[START]
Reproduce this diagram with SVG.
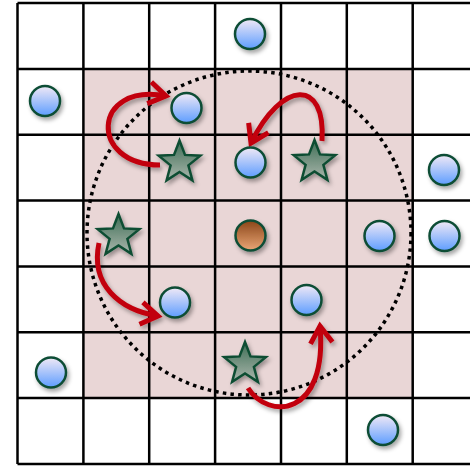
<svg xmlns="http://www.w3.org/2000/svg" width="470" height="466" viewBox="0 0 470 466">
<style>
.grid{stroke:#000;stroke-width:2.5;fill:none}
.blue{fill:url(#gBlue);stroke:#0d4d36;stroke-width:2.5;filter:url(#sh)}
.brown{fill:url(#gBrown);stroke:#0d4d36;stroke-width:2.5;filter:url(#sh)}
.star{fill:url(#gStar);stroke:#0d4d33;stroke-width:2.5;stroke-linejoin:miter;filter:url(#sh)}
.arr{fill:none;stroke:#c20010;stroke-width:5;stroke-linecap:butt;marker-end:url(#ah);filter:url(#sh)}
</style>
<defs>
<linearGradient id="gBlue" x1="0" y1="0" x2="0" y2="1">
<stop offset="0" stop-color="#f1e9f6"/>
<stop offset="1" stop-color="#5d9dff"/>
</linearGradient>
<linearGradient id="gBrown" x1="0" y1="0" x2="0" y2="1">
<stop offset="0" stop-color="#8a4518"/>
<stop offset="1" stop-color="#eaa676"/>
</linearGradient>
<linearGradient id="gStar" x1="0" y1="0" x2="0" y2="1">
<stop offset="0" stop-color="#3e6e55"/>
<stop offset="1" stop-color="#aab6ac"/>
</linearGradient>
<filter id="sh" x="-30%" y="-30%" width="170%" height="170%">
<feDropShadow dx="2" dy="3" stdDeviation="2" flood-color="#000" flood-opacity="0.35"/>
</filter>
<marker id="ah" markerUnits="userSpaceOnUse" markerWidth="40" markerHeight="40" refX="0" refY="0" viewBox="-25 -20 40 40" orient="auto" overflow="visible">
<path d="M-17,-11 L0,0 L-17,11" fill="none" stroke="#c20010" stroke-width="5" stroke-linejoin="miter"/>
</marker>
<path id="starShape" d="M0,-22 L5.5,-7.6 L20.9,-6.8 L8.9,2.9 L12.9,17.8 L0,9.4 L-12.9,17.8 L-8.9,2.9 L-20.9,-6.8 L-5.5,-7.6 Z"/>
</defs>
<rect x="0" y="0" width="470" height="466" fill="#fff"/>
<rect x="83.5" y="68.9" width="329" height="329" fill="#e9d6d6"/>
<g id="grid" class="grid">
<path d="M17.5,3 V464 M83.4,3 V464 M149.2,3 V464 M215.1,3 V464 M281,3 V464 M346.8,3 V464 M412.7,3 V464"/>
<path d="M17.5,3 H470 M17.5,68.9 H470 M17.5,134.7 H470 M17.5,200.6 H470 M17.5,266.4 H470 M17.5,332.3 H470 M17.5,398.1 H470 M17.5,464 H470"/>
</g>
<circle id="range" cx="249" cy="233" r="162" fill="none" stroke="#000" stroke-width="3.5" stroke-dasharray="3.5 4.2"/>
<g id="connectors">
<path class="arr" d="M160,165 C 88,165 92,82 166,96"/>
<path class="arr" d="M322,141 C 326,78 282,80 251,143"/>
<path class="arr" d="M99,243 C 90,285 120,310 158,316"/>
<path class="arr" d="M248,388 C 268,420 328,418 320,326"/>
</g>
<g id="c1"><circle class="blue" cx="250" cy="34" r="15"/></g>
<g id="c2"><circle class="blue" cx="45" cy="101" r="15"/></g>
<g id="c3"><circle class="blue" cx="186.5" cy="108" r="15"/></g>
<g id="c4"><circle class="blue" cx="250.5" cy="162.5" r="15"/></g>
<g id="c5"><circle class="blue" cx="444" cy="170" r="15"/></g>
<g id="c6"><circle class="blue" cx="379.5" cy="236" r="15"/></g>
<g id="c7"><circle class="blue" cx="444.5" cy="236" r="15"/></g>
<g id="c8"><circle class="blue" cx="175" cy="302.5" r="15"/></g>
<g id="c9"><circle class="blue" cx="306.5" cy="300" r="15"/></g>
<g id="c10"><circle class="blue" cx="51" cy="372.5" r="15"/></g>
<g id="c11"><circle class="blue" cx="383" cy="430" r="15"/></g>
<g id="center"><circle class="brown" cx="250.5" cy="235.5" r="15"/></g>
<g id="s1"><use href="#starShape" class="star" x="179.5" y="162.5"/></g>
<g id="s2"><use href="#starShape" class="star" x="314.5" y="162"/></g>
<g id="s3"><use href="#starShape" class="star" x="118.5" y="236"/></g>
<g id="s4"><use href="#starShape" class="star" x="245" y="364"/></g>
</svg>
[END]
[Challenge]:
Each line of the data should be quoted exactly, with pictures left out.

[Task answer]:
Reproduce this diagram with SVG.
<svg xmlns="http://www.w3.org/2000/svg" width="470" height="466" viewBox="0 0 470 466">
<style>
.grid{stroke:#000;stroke-width:2.5;fill:none}
.blue{fill:url(#gBlue);stroke:#0d4d36;stroke-width:2.5;filter:url(#sh)}
.brown{fill:url(#gBrown);stroke:#0d4d36;stroke-width:2.5;filter:url(#sh)}
.star{fill:url(#gStar);stroke:#0d4d33;stroke-width:2.5;stroke-linejoin:miter;filter:url(#sh)}
.arr{fill:none;stroke:#c20010;stroke-width:5;stroke-linecap:butt;marker-end:url(#ah);filter:url(#sh)}
</style>
<defs>
<linearGradient id="gBlue" x1="0" y1="0" x2="0" y2="1">
<stop offset="0" stop-color="#f1e9f6"/>
<stop offset="1" stop-color="#5d9dff"/>
</linearGradient>
<linearGradient id="gBrown" x1="0" y1="0" x2="0" y2="1">
<stop offset="0" stop-color="#8a4518"/>
<stop offset="1" stop-color="#eaa676"/>
</linearGradient>
<linearGradient id="gStar" x1="0" y1="0" x2="0" y2="1">
<stop offset="0" stop-color="#3e6e55"/>
<stop offset="1" stop-color="#aab6ac"/>
</linearGradient>
<filter id="sh" x="-30%" y="-30%" width="170%" height="170%">
<feDropShadow dx="2" dy="3" stdDeviation="2" flood-color="#000" flood-opacity="0.35"/>
</filter>
<marker id="ah" markerUnits="userSpaceOnUse" markerWidth="40" markerHeight="40" refX="0" refY="0" viewBox="-25 -20 40 40" orient="auto" overflow="visible">
<path d="M-17,-11 L0,0 L-17,11" fill="none" stroke="#c20010" stroke-width="5" stroke-linejoin="miter"/>
</marker>
<path id="starShape" d="M0,-22 L5.5,-7.6 L20.9,-6.8 L8.9,2.9 L12.9,17.8 L0,9.4 L-12.9,17.8 L-8.9,2.9 L-20.9,-6.8 L-5.5,-7.6 Z"/>
</defs>
<rect x="0" y="0" width="470" height="466" fill="#fff"/>
<rect x="83.5" y="68.9" width="329" height="329" fill="#e9d6d6"/>
<g id="grid" class="grid">
<path d="M17.5,3 V464 M83.4,3 V464 M149.2,3 V464 M215.1,3 V464 M281,3 V464 M346.8,3 V464 M412.7,3 V464"/>
<path d="M17.5,3 H470 M17.5,68.9 H470 M17.5,134.7 H470 M17.5,200.6 H470 M17.5,266.4 H470 M17.5,332.3 H470 M17.5,398.1 H470 M17.5,464 H470"/>
</g>
<circle id="range" cx="249" cy="233" r="162" fill="none" stroke="#000" stroke-width="3.5" stroke-dasharray="3.5 4.2"/>
<g id="connectors">
<path class="arr" d="M160,165 C 88,165 92,82 166,96"/>
<path class="arr" d="M322,141 C 326,78 282,80 251,143"/>
<path class="arr" d="M99,243 C 90,285 120,310 158,316"/>
<path class="arr" d="M248,388 C 268,420 328,418 320,326"/>
</g>
<g id="c1"><circle class="blue" cx="250" cy="34" r="15"/></g>
<g id="c2"><circle class="blue" cx="45" cy="101" r="15"/></g>
<g id="c3"><circle class="blue" cx="186.5" cy="108" r="15"/></g>
<g id="c4"><circle class="blue" cx="250.5" cy="162.5" r="15"/></g>
<g id="c5"><circle class="blue" cx="444" cy="170" r="15"/></g>
<g id="c6"><circle class="blue" cx="379.5" cy="236" r="15"/></g>
<g id="c7"><circle class="blue" cx="444.5" cy="236" r="15"/></g>
<g id="c8"><circle class="blue" cx="175" cy="302.5" r="15"/></g>
<g id="c9"><circle class="blue" cx="306.5" cy="300" r="15"/></g>
<g id="c10"><circle class="blue" cx="51" cy="372.5" r="15"/></g>
<g id="c11"><circle class="blue" cx="383" cy="430" r="15"/></g>
<g id="center"><circle class="brown" cx="250.5" cy="235.5" r="15"/></g>
<g id="s1"><use href="#starShape" class="star" x="179.5" y="162.5"/></g>
<g id="s2"><use href="#starShape" class="star" x="314.5" y="162"/></g>
<g id="s3"><use href="#starShape" class="star" x="118.5" y="236"/></g>
<g id="s4"><use href="#starShape" class="star" x="245" y="364"/></g>
</svg>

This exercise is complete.